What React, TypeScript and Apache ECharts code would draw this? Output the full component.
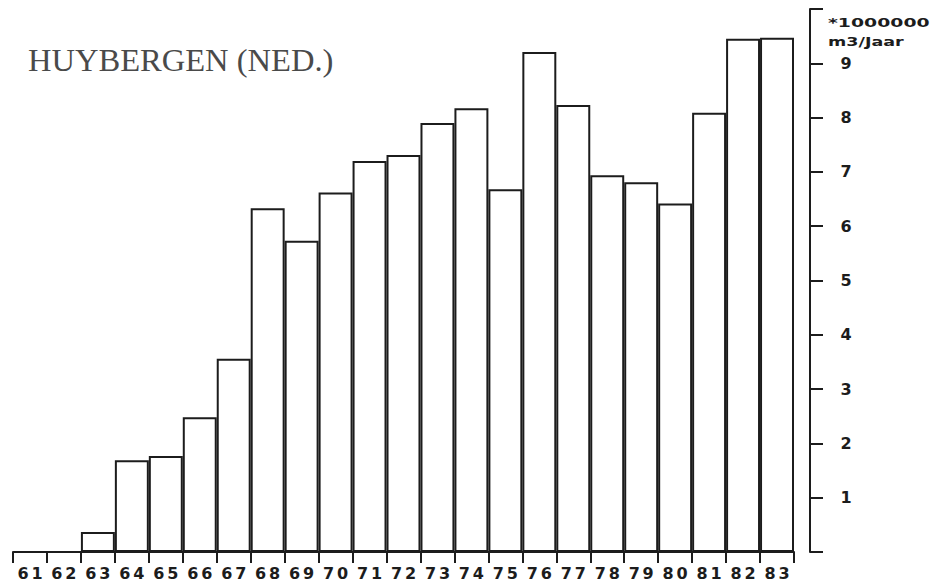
import React, { useEffect, useRef } from "react";
import * as echarts from "echarts";

const years: string[] = [
  "61", "62", "63", "64", "65", "66", "67", "68", "69", "70", "71", "72",
  "73", "74", "75", "76", "77", "78", "79", "80", "81", "82", "83",
];
const volumes: number[] = [
  0, 0, 0.37, 1.69, 1.77, 2.48, 3.56, 6.33, 5.73, 6.62, 7.2, 7.31,
  7.9, 8.17, 6.68, 9.21, 8.23, 6.94, 6.81, 6.42, 8.09, 9.45, 9.47,
];
const yTickLabels: string[] = ["", "1", "2", "3", "4", "5", "6", "7", "8", "9", ""];
const titleText = "HUYBERGEN (NED.)";
const unitLine1 = "*1000000";
const unitLine2 = "m3/Jaar";

const INK = "#1c1c1c";
const PLOT_FONT = "DejaVu Sans";

export default function App() {
  const ref = useRef<HTMLDivElement>(null);
  useEffect(() => {
    if (!ref.current) return;
    const chart = echarts.init(ref.current, undefined, { renderer: "svg" });
    chart.setOption({
      animation: false,
      backgroundColor: "#ffffff",
      grid: { left: 13, right: 145, top: 9, bottom: 30 },
      xAxis: {
        type: "category",
        data: years,
        boundaryGap: true,
        axisLine: { lineStyle: { color: INK, width: 2 } },
        axisTick: { show: true, length: 11, lineStyle: { color: INK, width: 2 } },
        axisLabel: {
          margin: 13,
          interval: 0,
          formatter: (v: string) => v.split("").map((c) => `{d|${c}}`).join(""),
          rich: {
            d: {
              width: 14,
              align: "center",
              fontSize: 16,
              fontWeight: "bold",
              fontFamily: PLOT_FONT,
              color: INK,
            },
          },
        },
        splitLine: { show: false },
      },
      yAxis: {
        type: "value",
        position: "right",
        offset: 16,
        min: 0,
        max: 10,
        interval: 1,
        axisLine: { show: true, lineStyle: { color: INK, width: 2 } },
        axisTick: { show: true, length: 13, lineStyle: { color: INK, width: 2 } },
        axisLabel: {
          margin: 36,
          align: "center",
          fontSize: 16,
          fontWeight: "bold",
          fontFamily: PLOT_FONT,
          color: INK,
          formatter: (v: number) => yTickLabels[Math.round(v)] ?? "",
        },
        splitLine: { show: false },
      },
      series: [
        {
          type: "bar",
          data: volumes,
          barCategoryGap: "0%",
          itemStyle: {
            color: "rgba(255,255,255,0)",
            borderColor: INK,
            borderWidth: 2,
          },
          silent: true,
        },
      ],
      graphic: [
        {
          type: "text",
          x: 28,
          y: 45,
          scaleX: 1.05,
          style: {
            text: titleText,
            font: "31px 'Liberation Serif'",
            fill: "#4a4a4a",
          },
        },
        {
          type: "text",
          x: 828,
          y: 16,
          scaleX: 1.45,
          style: {
            text: unitLine1,
            font: `bold 13px '${PLOT_FONT}'`,
            fill: INK,
          },
        },
        {
          type: "text",
          x: 828,
          y: 35,
          scaleX: 1.35,
          style: {
            text: unitLine2,
            font: `bold 13px '${PLOT_FONT}'`,
            fill: INK,
          },
        },
      ],
    });
    return () => chart.dispose();
  }, []);
  return (
    <div
      ref={ref}
      style={{ position: "fixed", left: 0, top: 0, width: 939, height: 582 }}
    />
  );
}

+ + +

§ **Stated problem**: From the material above, copy everything exactly but the pictures.

§ **Finished exercise**:
What React, TypeScript and Apache ECharts code would draw this? Output the full component.
import React, { useEffect, useRef } from "react";
import * as echarts from "echarts";

const years: string[] = [
  "61", "62", "63", "64", "65", "66", "67", "68", "69", "70", "71", "72",
  "73", "74", "75", "76", "77", "78", "79", "80", "81", "82", "83",
];
const volumes: number[] = [
  0, 0, 0.37, 1.69, 1.77, 2.48, 3.56, 6.33, 5.73, 6.62, 7.2, 7.31,
  7.9, 8.17, 6.68, 9.21, 8.23, 6.94, 6.81, 6.42, 8.09, 9.45, 9.47,
];
const yTickLabels: string[] = ["", "1", "2", "3", "4", "5", "6", "7", "8", "9", ""];
const titleText = "HUYBERGEN (NED.)";
const unitLine1 = "*1000000";
const unitLine2 = "m3/Jaar";

const INK = "#1c1c1c";
const PLOT_FONT = "DejaVu Sans";

export default function App() {
  const ref = useRef<HTMLDivElement>(null);
  useEffect(() => {
    if (!ref.current) return;
    const chart = echarts.init(ref.current, undefined, { renderer: "svg" });
    chart.setOption({
      animation: false,
      backgroundColor: "#ffffff",
      grid: { left: 13, right: 145, top: 9, bottom: 30 },
      xAxis: {
        type: "category",
        data: years,
        boundaryGap: true,
        axisLine: { lineStyle: { color: INK, width: 2 } },
        axisTick: { show: true, length: 11, lineStyle: { color: INK, width: 2 } },
        axisLabel: {
          margin: 13,
          interval: 0,
          formatter: (v: string) => v.split("").map((c) => `{d|${c}}`).join(""),
          rich: {
            d: {
              width: 14,
              align: "center",
              fontSize: 16,
              fontWeight: "bold",
              fontFamily: PLOT_FONT,
              color: INK,
            },
          },
        },
        splitLine: { show: false },
      },
      yAxis: {
        type: "value",
        position: "right",
        offset: 16,
        min: 0,
        max: 10,
        interval: 1,
        axisLine: { show: true, lineStyle: { color: INK, width: 2 } },
        axisTick: { show: true, length: 13, lineStyle: { color: INK, width: 2 } },
        axisLabel: {
          margin: 36,
          align: "center",
          fontSize: 16,
          fontWeight: "bold",
          fontFamily: PLOT_FONT,
          color: INK,
          formatter: (v: number) => yTickLabels[Math.round(v)] ?? "",
        },
        splitLine: { show: false },
      },
      series: [
        {
          type: "bar",
          data: volumes,
          barCategoryGap: "0%",
          itemStyle: {
            color: "rgba(255,255,255,0)",
            borderColor: INK,
            borderWidth: 2,
          },
          silent: true,
        },
      ],
      graphic: [
        {
          type: "text",
          x: 28,
          y: 45,
          scaleX: 1.05,
          style: {
            text: titleText,
            font: "31px 'Liberation Serif'",
            fill: "#4a4a4a",
          },
        },
        {
          type: "text",
          x: 828,
          y: 16,
          scaleX: 1.45,
          style: {
            text: unitLine1,
            font: `bold 13px '${PLOT_FONT}'`,
            fill: INK,
          },
        },
        {
          type: "text",
          x: 828,
          y: 35,
          scaleX: 1.35,
          style: {
            text: unitLine2,
            font: `bold 13px '${PLOT_FONT}'`,
            fill: INK,
          },
        },
      ],
    });
    return () => chart.dispose();
  }, []);
  return (
    <div
      ref={ref}
      style={{ position: "fixed", left: 0, top: 0, width: 939, height: 582 }}
    />
  );
}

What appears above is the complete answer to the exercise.